上京してから神保町やらのいわゆる名店でもちょこちょこカレーを食べてきたつもりだけど、自分内カレーランキングではこの『印度』が未だに不動のトップを占めてます。たぶん自分の中ではここの味がカレーの標準原器なのだろうな(とはいえ、お土産を持ち帰って東京のカレー狂の知人に味見してもらった時もかなりの高評価をもらった記憶があるので、決して地元びいきやインプリンティングというだけでなく、全国区で通用する味なことは間違いないと思う)。ここ10年ほどは実家に里帰りするたびにひとりでor父と一緒に『印度』に行って、さらに別容器にお土産を作ってもらうのが習慣になってました。
ところが数年前にT君が事故で入院されてから、御母堂が看病のために店を畳まれちゃったんです。それ以後、旧清水市民はずっと『印度』のカレーのお預けを喰らっている状態。田舎帰るたびに、知り合いから『印度』開かないねぇ〜って言われます。
仕方がないから自分で作る
おいらも当初は早いご回復と営業再開をお祈りしていたのだけど(もちろん今もお祈りしてるんだけど)、そろそろ中毒症状が出てきて「もうこりゃ自分で『印度』風カレーを作れるようになるしかないわ」と、もう1年近くトライ&エラー中です。わずかな手がかりはこんなもん。
- カレー粉がS&BとステートサイドとC&Bのブレンドってことは知ってる
- チャツネがオリエンタルマースチャツネってことは知ってる
- 炒めタマネギは自分で作ってるって言ってた
- ブラウンルーで強い焙煎香と焦茶色を出してるはず
スープベースはどうやってたのかとか、生姜やにんにくの類は使ってたのかとか、基本骨格の部分にも謎が多いのだけど、最近はここのカレーを強く特徴づけている(はずの)ブラウンルーの作り方に焦点を絞って試行錯誤を繰り返してます。
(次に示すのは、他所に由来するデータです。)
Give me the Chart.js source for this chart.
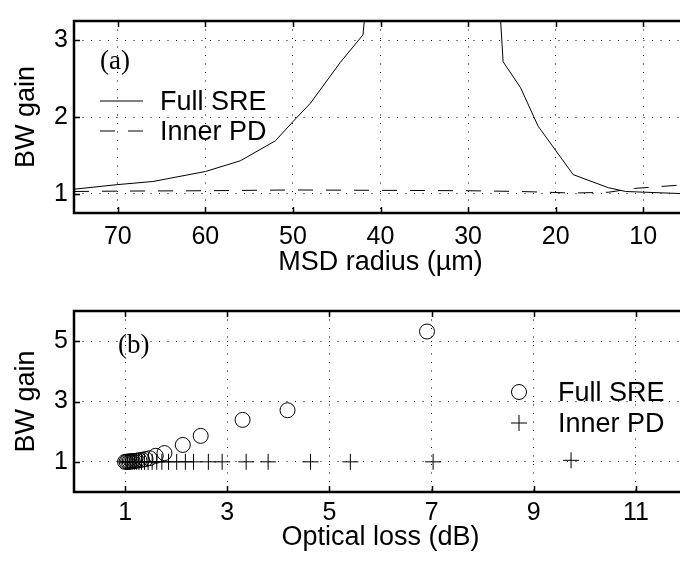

んで今回、何度目かのトライでようやく「それっぽい」形になってきたので、今までの研究成果をここにメモ。
『カレースタンド印度』風レシピ(暫定版)
- ブラウンルーは小麦粉をフライパンで空炒りするんじゃなく、小麦粉と油脂を練り合わせてからオーブンで中温で焼く
- 最初は160℃で40分、その後にやや高温の180℃で20分加熱することで小麦粉のデンプンを壊し、ボンディ系の欧風カレーみたいにモッタリしない、サラッとした仕上がりにする
- その後、ブラウンルーに小麦粉と同量のカレー粉を加えて低温で炒めて香り出しする
- 別鍋で牛肉の両面を焼き付けてから、炒めタマネギと水を加えて圧力鍋でホロッとさせ、塩味を調整し、薄目のブイヨンを作る
- ルーを加熱しているフライパンに熱いブイヨンを徐々に加えて適度に溶き伸ばす
- 全量を溶き伸ばしたら、ブイヨンから取り出しておいた牛肉も加えて軽く煮込む
- チャツネとウスターソースを少量加え、味を調えて完成
調理中の匂いや見た目からして「今日はなんか雰囲気出てる!」と思ってたんだけど、食べてみても「似てる度80%」ぐらいは達してる感じ。やりー! 加齢とともにめっきり味覚が大雑把になったウチの父なら「『印度』のカレーだよ」つって食べさせれば騙せるかもしれないレベルです。
次はこうする
ブラウンルーをバターと小麦粉で作ったからか、クッキーみたいなお菓子系の香りが前に出てくるところが微妙に『印度』と違ったんだけど、きょうブラウンルーの香気成分に関する研究論文で(PDF注意)、油脂の鹸化率・分子量の違いで香りの特徴が大きく変わり、植物油系だとクッキー香とは違う構成になるっつうことを勉強したので、次はサラダオイルかヘット(牛脂)を使ってみることにしよう。そうしよう。その他の改善課題は:
- シチュー・カレー用肉じゃなくて脂身のない赤身肉を使う
- Ingredientsを定量化してちゃんとしたレシピに落とし込む
これで次は85%までいけるんじゃないか、とか…。以上長い長いチラ裏メモ。
何度か作ってみてわかったのは、このカレーは旨味成分と香りの多くを薄力粉のメイラード反応から備給してるってことです。げに恐ろしきはメイラード反応の奥の深さよ。